Sunday, April 1, 2007

Sure, I Know the Queen, April 2007

By Jodie

There are many internal mysteries in the stories of Sherlock Holmes that Arthur Conan Doyle would find himself called upon if he was writing now. If Professor Moriaty is such a strong and clever foe why has he never devised a crime worthy enough for Watson to chronicle it? How much heroin does Holmes take throughout the day to prevent the shakes from disturbing his masterful violin playing? Writers analysing these stories are quick to point out Doyle’s unimaginative use of language, the fact that the reader has no chance of solving the mysteries and the limited scope of Holmes’ detective work. All these elements should add up to a bunch of dire little tales that are no more than a curiosity shouldn’t they? Why are they still avidly read today? Why is Sherlock Holmes one of the most beloved fictional British detectives?

The first clue is in the unusual nature of many of the crimes. A goose is used to stow jewels in, an advert placed for ginger haired men conceals fraudulent practise, people are assaulted and murdered in locked rooms. Doyle’s criminals almost surpass his hero in the ingenious premises of their schemes. The sheer curiosity that is to be found at the beginning of many of the stories intrigues the reader and this is coupled with the amazing deductions Holmes makes, that lead to the revelation of the nature of the crime and how it was achieved. When this is realised it seems that Doyle’s stories follow one of the most important rules of writing an entertaining short story, to make the beginning, the middle and then end equally strong and always compelling.

Then there is the element of danger and the gothic that is incorporated into the writing. People who are unfamiliar with the stories may have an impression that Doyle provided the seed for the cosy mystery with his middle class crimes tackled by a detective who wears tweed and smokes a pipe. This is wildly untrue as many Sherlock Holmes stories contain strong depictions of human evil and in some cases there is almost an element of the ghost story. Holmes and Watson investigate a creepy houses at night on several occassions, many of the crimes involve a twisted method of achieving their ends and more than a few criminals receive grisly final punishments. The fact that the reader has almost no idea what is going on until Holmes reveals his deductions make the crimes obscure while they are occuring and so heightens the suspense and dread that the reader feels. Perfectly respectable people reveal themselves to be full of rage and violence and Holmes himself is far from a sedate arm chair detective, even if he does do his best thinking there. He is a heroin addict but also an active analyst who throws himself into action, shadowing people, disguising himself and visiting dark, seedy places.

Holmes must of course be credited with being the main reason why readers continue to investigate his world.
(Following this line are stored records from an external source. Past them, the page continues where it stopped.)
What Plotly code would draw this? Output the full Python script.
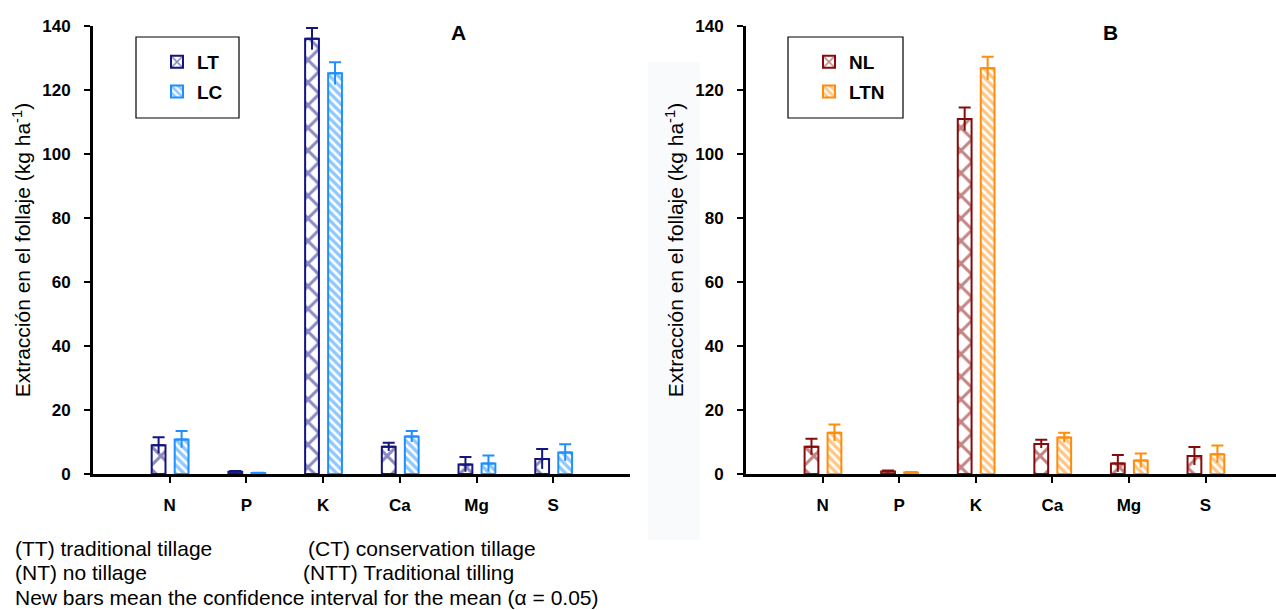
import plotly.graph_objects as go

W, H = 1276, 610

categories = ["N", "P", "K", "Ca", "Mg", "S"]

# Panel A
lt_values = [9.0, 0.7, 136.0, 8.5, 3.0, 4.7]
lt_err = [2.5, 0.2, 3.4, 1.3, 2.3, 3.1]
lc_values = [10.8, 0.3, 125.2, 11.7, 3.3, 6.7]
lc_err = [2.6, 0.1, 3.5, 1.7, 2.5, 2.6]

# Panel B
nl_values = [8.5, 0.8, 110.9, 9.4, 3.3, 5.6]
nl_err = [2.5, 0.3, 3.6, 1.3, 2.6, 2.8]
ltn_values = [12.9, 0.5, 126.8, 11.4, 4.2, 6.2]
ltn_err = [2.6, 0.1, 3.6, 1.5, 2.2, 2.7]

y_ticks = [0, 20, 40, 60, 80, 100, 120, 140]

footnotes_left = ["(TT) traditional tillage", "(NT) no tillage",
                  "New bars mean the confidence interval for the mean (α = 0.05)"]
footnotes_right = ["(CT) conservation tillage", "(NTT) Traditional tilling"]

C_LT = "#15157f"
C_LC = "#1f8fff"
C_NL = "#850c0c"
C_LTN = "#ff8c0a"

BOLD = "Liberation Sans Narrow, Arial Narrow, Liberation Sans, Arial"
REG = "Liberation Sans, Arial"

idx = list(range(len(categories)))
BW = 0.18
OFF1 = -0.235
OFF2 = 0.065

fig = go.Figure()


def add_pair(vals1, err1, name1, col1, vals2, err2, name2, col2, xa, ya, leg):
    for vals, err, name, col, off, shape, size, sol in [
        (vals1, err1, name1, col1, OFF1, "x", 16, 0.34),
        (vals2, err2, name2, col2, OFF2, "\\", 6, 0.55),
    ]:
        fig.add_trace(go.Bar(
            x=idx, y=vals, name=name, width=BW, offset=off,
            xaxis=xa, yaxis=ya, legend=leg, legendgroup=name,
            marker=dict(color="white", line=dict(color=col, width=2),
                        pattern=dict(shape=shape, size=size, solidity=sol,
                                     fgcolor=col, bgcolor="white", fillmode="overlay")),
            error_y=dict(type="data", symmetric=False, array=err,
                         arrayminus=[0] * len(err), color=col, thickness=2, width=6),
        ))
        fig.add_trace(go.Scatter(
            x=[i + off + BW / 2 for i in idx], y=vals, mode="markers",
            marker=dict(size=1, opacity=0), showlegend=False, hoverinfo="skip",
            xaxis=xa, yaxis=ya,
            error_y=dict(type="data", symmetric=False, array=[0] * len(err),
                         arrayminus=err, color=col, thickness=2, width=0),
        ))


add_pair(lt_values, lt_err, "LT", C_LT, lc_values, lc_err, "LC", C_LC, "x", "y", "legend")
add_pair(nl_values, nl_err, "NL", C_NL, ltn_values, ltn_err, "LTN", C_LTN, "x2", "y2", "legend2")

ydom = [1 - 474 / H, 1 - 26 / H]

xaxis_common = dict(
    tickvals=idx, ticktext=categories, showline=True, linewidth=3, linecolor="black",
    ticks="outside", ticklen=6, tickwidth=1.5, tickcolor="black", showgrid=False,
    zeroline=False, tickfont=dict(family=BOLD, size=17, color="black", weight="bold"),
    ticklabelstandoff=8, fixedrange=True, automargin=False,
)
yaxis_common = dict(
    range=[0, 140], tickvals=y_ticks, showline=True, linewidth=3, linecolor="black",
    ticks="outside", ticklen=6, tickwidth=2, tickcolor="black", showgrid=False,
    zeroline=False, tickfont=dict(family=BOLD, size=17, color="black", weight="bold"),
    ticklabelstandoff=10, domain=ydom, automargin=False,
    title=dict(text="Extracción en el follaje (kg ha<sup>-1</sup>)",
               font=dict(family=REG, size=21, color="black"), standoff=6),
)

legend_common = dict(
    font=dict(family=BOLD, size=19, color="black", weight="bold"),
    bgcolor="rgba(0,0,0,0)", borderwidth=0, xanchor="left", yanchor="top",
    traceorder="grouped", tracegroupgap=2, itemwidth=30,
)

fig.update_layout(
    width=W, height=H, margin=dict(l=0, r=0, t=0, b=0, pad=0, autoexpand=False),
    paper_bgcolor="white", plot_bgcolor="white", showlegend=True,
    barmode="overlay",
    xaxis=dict(domain=[93 / W, 630 / W], range=[-1, 6], anchor="y", **xaxis_common),
    yaxis=dict(anchor="x", **yaxis_common),
    xaxis2=dict(domain=[746 / W, 1.0], range=[-1, 5.92], anchor="y2", **xaxis_common),
    yaxis2=dict(anchor="x2", **yaxis_common),
    legend=dict(x=157 / W, y=1 - 43 / H, **legend_common),
    legend2=dict(x=809 / W, y=1 - 43 / H, **legend_common),
)

# legend boxes
for x0, x1 in [(136, 239), (788, 903)]:
    fig.add_shape(type="rect", xref="paper", yref="paper",
                  x0=x0 / W, x1=x1 / W, y0=1 - 118 / H, y1=1 - 37 / H,
                  line=dict(color="black", width=1.2), fillcolor="rgba(0,0,0,0)")

# faint scan artifact between panels
fig.add_shape(type="rect", xref="paper", yref="paper",
              x0=648 / W, x1=700 / W, y0=1 - 540 / H, y1=1 - 62 / H,
              line=dict(width=0), fillcolor="#f9fafc", layer="below")

# panel letters
for txt, px in [("A", 458), ("B", 1110)]:
    fig.add_annotation(text=txt, xref="paper", yref="paper", x=px / W, y=1 - 33 / H,
                       showarrow=False, xanchor="center", yanchor="middle",
                       font=dict(family=REG, size=21, color="black", weight="bold"))

# footnotes
for i, t in enumerate(footnotes_left):
    fig.add_annotation(text=t, xref="paper", yref="paper", x=13 / W,
                       y=1 - (548 + 24.5 * i) / H, showarrow=False, xanchor="left",
                       yanchor="middle", font=dict(family=REG, size=21, color="black"))
for i, (t, px) in enumerate(zip(footnotes_right, [306, 301])):
    fig.add_annotation(text=t, xref="paper", yref="paper", x=px / W,
                       y=1 - (548 + 24.5 * i) / H, showarrow=False, xanchor="left",
                       yanchor="middle", font=dict(family=REG, size=21, color="black"))

fig.write_html("out.html", config={"displayModeBar": False},
               post_script="document.body.style.margin='0';")
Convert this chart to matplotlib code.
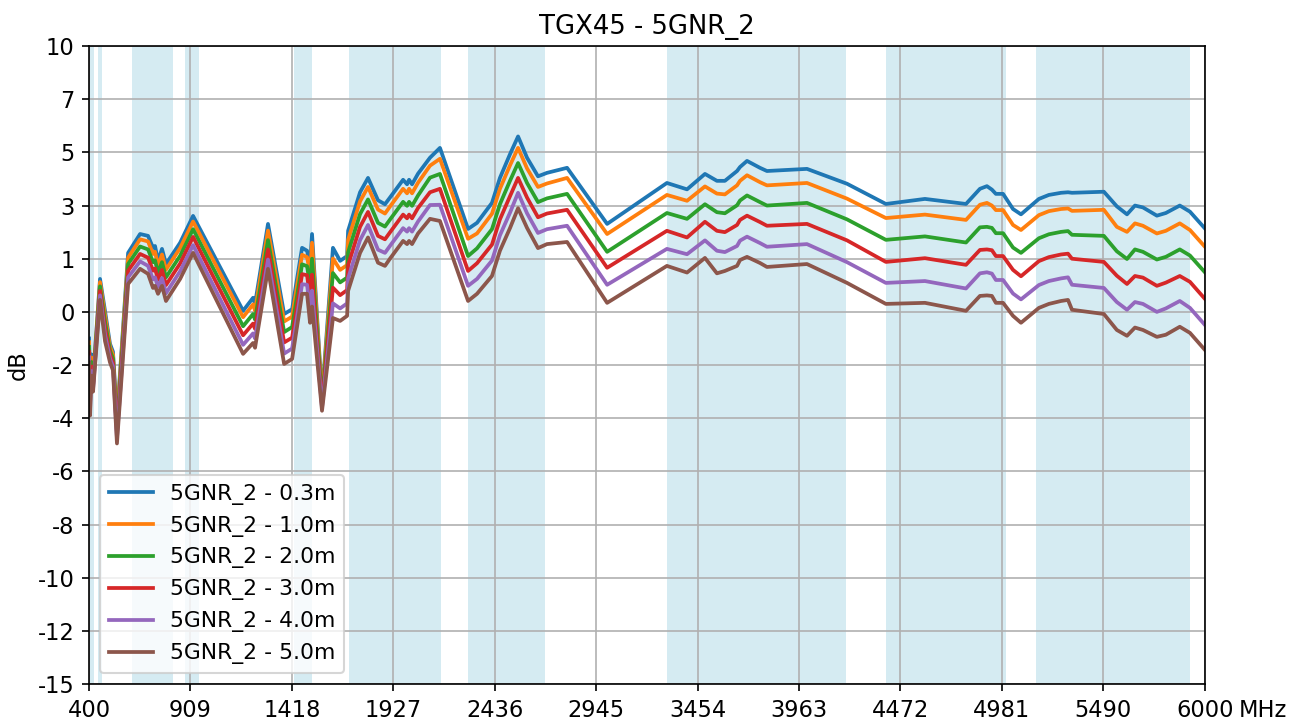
import matplotlib
matplotlib.use("Agg")
import matplotlib.pyplot as plt

# frequency points (MHz)
freq = [400, 405, 412, 420, 455, 480, 505, 520, 540, 596, 656, 696, 721, 731, 746, 766, 786,
        857, 922, 1173, 1223, 1233, 1298, 1379, 1419, 1469, 1494, 1509, 1519, 1569, 1624,
        1660, 1695, 1700, 1760, 1800, 1850, 1885, 1910, 1976, 1996, 2006, 2021, 2051, 2111,
        2161, 2302, 2347, 2422, 2462, 2513, 2553, 2598, 2653, 2698, 2799, 3000, 3300, 3401,
        3491, 3551, 3591, 3652, 3667, 3702, 3767, 3802, 4003, 4204, 4399, 4595, 4801, 4871,
        4906, 4931, 4951, 4987, 5037, 5077, 5167, 5217, 5278, 5313, 5333, 5493, 5558, 5609,
        5649, 5689, 5759, 5804, 5874, 5925, 6000]

gain_03 = [-1.0, -2.8, -1.6, -2.5, 1.24, 0.04, -1.2, -1.5, -4.0, 2.22, 2.93, 2.86, 2.41, 2.48, 1.92, 2.37, 1.8,
           2.6, 3.61, 0.04, 0.53, 0.3, 3.31, -0.08, 0.1, 2.41, 2.3, 1.73, 2.93, -3.2, 2.41,
           1.92, 2.1, 3.05, 4.5, 5.04, 4.2, 4.05, 4.3, 4.97, 4.8, 4.97, 4.8, 5.2, 5.8,
           6.17, 3.12, 3.35, 4.1, 5.04, 5.94, 6.6, 5.8, 5.1, 5.23, 5.42, 3.31, 4.85, 4.61,
           5.19, 4.93, 4.93, 5.3, 5.45, 5.68, 5.42, 5.3, 5.38, 4.82, 4.06, 4.25, 4.06, 4.63,
           4.73, 4.6, 4.44, 4.44, 3.87, 3.67, 4.25, 4.4, 4.48, 4.5, 4.48, 4.52, 3.97, 3.67,
           4.0, 3.93, 3.62, 3.72, 4.0, 3.77, 3.14]

gain_10 = [-1.14, -2.97, -1.72, -2.58, 1.12, -0.13, -1.31, -1.61, -4.14, 2.04, 2.73, 2.65, 2.18, 2.26, 1.73, 2.16, 1.59,
           2.4, 3.4, -0.2, 0.28, 0.05, 3.06, -0.36, -0.18, 2.15, 2.06, 1.45, 2.6, -3.28, 2.01,
           1.58, 1.76, 2.71, 4.16, 4.7, 3.85, 3.7, 3.96, 4.63, 4.46, 4.63, 4.46, 4.86, 5.5,
           5.76, 2.75, 2.95, 3.69, 4.63, 5.52, 6.17, 5.4, 4.7, 4.83, 5.04, 2.93, 4.4, 4.18,
           4.72, 4.45, 4.42, 4.76, 4.93, 5.14, 4.88, 4.76, 4.85, 4.26, 3.53, 3.66, 3.46, 4.03,
           4.1, 4.0, 3.83, 3.83, 3.27, 3.08, 3.64, 3.79, 3.87, 3.89, 3.8, 3.84, 3.2, 3.01,
           3.33, 3.24, 2.95, 3.05, 3.33, 3.08, 2.45]

gain_20 = [-1.32, -3.2, -1.89, -2.68, 0.96, -0.37, -1.45, -1.75, -4.34, 1.8, 2.46, 2.35, 1.87, 1.94, 1.47, 1.87, 1.3,
           2.11, 3.11, -0.54, -0.08, -0.29, 2.7, -0.76, -0.57, 1.79, 1.72, 1.0, 2.0, -3.39, 1.46,
           1.11, 1.29, 2.24, 3.68, 4.23, 3.35, 3.21, 3.47, 4.14, 3.99, 4.14, 3.99, 4.38, 5.05,
           5.19, 2.1, 2.39, 3.11, 4.05, 4.94, 5.6, 4.85, 4.13, 4.27, 4.44, 2.26, 3.72, 3.5,
           4.05, 3.75, 3.71, 4.01, 4.19, 4.38, 4.13, 4.0, 4.1, 3.48, 2.71, 2.84, 2.61, 3.18,
           3.2, 3.16, 2.96, 2.96, 2.42, 2.22, 2.77, 2.92, 3.01, 3.04, 2.9, 2.86, 2.28, 1.99,
           2.35, 2.26, 1.97, 2.07, 2.35, 2.12, 1.49]

gain_30 = [-1.51, -3.43, -2.06, -2.79, 0.79, -0.61, -1.6, -1.9, -4.54, 1.55, 2.18, 2.04, 1.55, 1.63, 1.21, 1.58, 1.01,
           1.82, 2.82, -0.88, -0.44, -0.64, 2.35, -1.15, -0.97, 1.42, 1.38, 0.55, 1.4, -3.5, 0.91,
           0.63, 0.82, 1.76, 3.2, 3.76, 2.86, 2.73, 2.99, 3.66, 3.52, 3.66, 3.52, 3.91, 4.5,
           4.63, 1.54, 1.83, 2.53, 3.48, 4.36, 5.04, 4.3, 3.56, 3.7, 3.84, 1.66, 3.05, 2.8,
           3.39, 3.05, 3.0, 3.27, 3.46, 3.62, 3.38, 3.24, 3.31, 2.69, 1.88, 2.02, 1.77, 2.33,
           2.35, 2.32, 2.1, 2.1, 1.58, 1.34, 1.91, 2.06, 2.16, 2.19, 2.0, 1.88, 1.36, 1.05,
           1.35, 1.29, 0.98, 1.1, 1.35, 1.13, 0.49]

gain_40 = [-1.71, -3.67, -2.23, -2.9, 0.62, -0.86, -1.75, -2.05, -4.75, 1.3, 1.9, 1.73, 1.22, 1.3, 0.94, 1.27, 0.7,
           1.53, 2.51, -1.24, -0.81, -1.0, 1.97, -1.57, -1.38, 1.04, 1.02, 0.1, 0.8, -3.61, 0.32,
           0.13, 0.32, 1.26, 2.7, 3.27, 2.34, 2.22, 2.48, 3.15, 3.02, 3.15, 3.02, 3.4, 4.02,
           4.03, 0.98, 1.24, 1.93, 2.88, 3.74, 4.48, 3.71, 2.97, 3.11, 3.24, 1.02, 2.37, 2.17,
           2.69, 2.3, 2.25, 2.48, 2.68, 2.83, 2.59, 2.45, 2.55, 1.87, 1.09, 1.16, 0.88, 1.45,
           1.49, 1.44, 1.2, 1.2, 0.69, 0.47, 1.01, 1.16, 1.26, 1.3, 1.02, 0.9, 0.37, 0.08,
           0.37, 0.3, 0.0, 0.13, 0.41, 0.15, -0.49]

gain_50 = [-1.9, -3.9, -2.4, -3.0, 0.45, -1.1, -1.9, -2.2, -4.95, 1.05, 1.62, 1.43, 0.9, 0.98, 0.68, 0.98, 0.41,
           1.24, 2.22, -1.58, -1.17, -1.35, 1.62, -1.96, -1.77, 0.68, 0.68, -0.41, 0.2, -3.72, -0.23,
           -0.34, -0.15, 0.79, 2.22, 2.8, 1.85, 1.73, 2.0, 2.67, 2.55, 2.67, 2.55, 2.95, 3.5,
           3.42, 0.41, 0.68, 1.35, 2.3, 3.16, 3.9, 3.16, 2.4, 2.55, 2.63, 0.34, 1.73, 1.48,
           2.03, 1.45, 1.54, 1.73, 1.95, 2.07, 1.84, 1.69, 1.8, 1.09, 0.3, 0.34, 0.04, 0.6,
           0.62, 0.6, 0.34, 0.34, -0.15, -0.41, 0.15, 0.3, 0.41, 0.45, 0.08, -0.08, -0.68, -0.9,
           -0.59, -0.68, -0.94, -0.86, -0.56, -0.79, -1.43]

series = [gain_03, gain_10, gain_20, gain_30, gain_40, gain_50]
labels = ["5GNR_2 - 0.3m", "5GNR_2 - 1.0m", "5GNR_2 - 2.0m",
          "5GNR_2 - 3.0m", "5GNR_2 - 4.0m", "5GNR_2 - 5.0m"]

# 5G NR bands (MHz)
bands = [(400, 425), (445, 467), (617, 821), (880, 952), (1427, 1518), (1705, 2165),
         (2300, 2690), (3300, 4200), (4400, 5000), (5150, 5925)]

xticks = [400, 909, 1418, 1927, 2436, 2945, 3454, 3963, 4472, 4981, 5490, 6000]
xtick_labels = ["400", "909", "1418", "1927", "2436", "2945", "3454", "3963", "4472", "4981", "5490", "6000"]
yticks = [-14, -12, -10, -8, -6, -4, -2, 0, 2, 4, 6, 8, 10]
ytick_labels = ["-15", "-12", "-10", "-8", "-6", "-4", "-2", "0", "1", "3", "5", "7", "10"]

fig, ax = plt.subplots(figsize=(1304 / 150, 720 / 150), dpi=150)
fig.subplots_adjust(left=0.0683, right=0.924, top=0.936, bottom=0.05)

for lo, hi in bands:
    ax.axvspan(lo, hi, color="lightblue", alpha=0.5, linewidth=0)

for vals, lab in zip(series, labels):
    ax.plot(freq, vals, label=lab, linewidth=1.8)

ax.set_xlim(400, 6000)
ax.set_ylim(-14, 10)
ax.set_xticks(xticks)
ax.set_xticklabels(xtick_labels)
ax.set_yticks(yticks)
ax.set_yticklabels(ytick_labels)
ax.tick_params(labelsize=10.8)
ax.grid(True)
ax.set_ylabel("dB", fontsize=10.8)
ax.set_title("TGX45 - 5GNR_2", fontsize=12.4)
ax.text(1.03, -0.0235, "MHz", transform=ax.transAxes, ha="left", va="top", fontsize=10.8)
ax.legend(loc="lower left", fontsize=10.5)

plt.savefig("out.png", dpi=150)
Whether his creator was unable to flesh him out, due to time pressures, or unwilling to work hard on the background of a character written for money the unclear past works to his characters advantage. The lack of detail about the man fascinates readers who continue reading partly in the hope of discovering more and partly because such an enigmatic detective adds irresistible mystery to the tone of each story. Sometimes it is just as intriguing to be mystified as it is to have the flabbergasting details exposed. In one of the best stories, ‘A Scandal in Bohemia’, Holmes is given an equally unknowable female counterpart. The lady gets away from him and little is ever explained yet the conclusion doesn’t feel unsatisfying because the indiscernible is thrilling.

Sherlock Holmes lives in a London that is instantly recognisable to any British reader and he is a distinguishable part of that London. Like the characters of Dickens Holmes and Watson are instrumental in shaping both our perception of Britain at this time and in informing our fictional British landscape. Arthur Conan Doyle’s writing reaffirms our notions of how a fictional, historical Britain should be represented and as Shakespeare contributed uncountable stock phrases to the English language through his writing so Doyle helps to create images and tones that have become inseparable from British fiction. If you have never visited London but you imagine it filled with fog and ornate street lamps these images can probably be traced back to descriptions from established British writers like Arthur Conan Doyle. This provides a final reason why his stories of a logical detective and his blustering side kick remain so well read. In his work Doyle has created a vision of London that makes such an impression that everyone recognises it. This distinguishable landscape makes all readers feel as if they know Holmes’ world. It is comforting to walk into a familiar world where everything is signposted clearly in an understandable language and this makes for an enjoyable reading experience.
For British readers these linguistic markers show how closely related to their home and their culture these stories are and make it easy to accept and welcome Holmes as one of our own.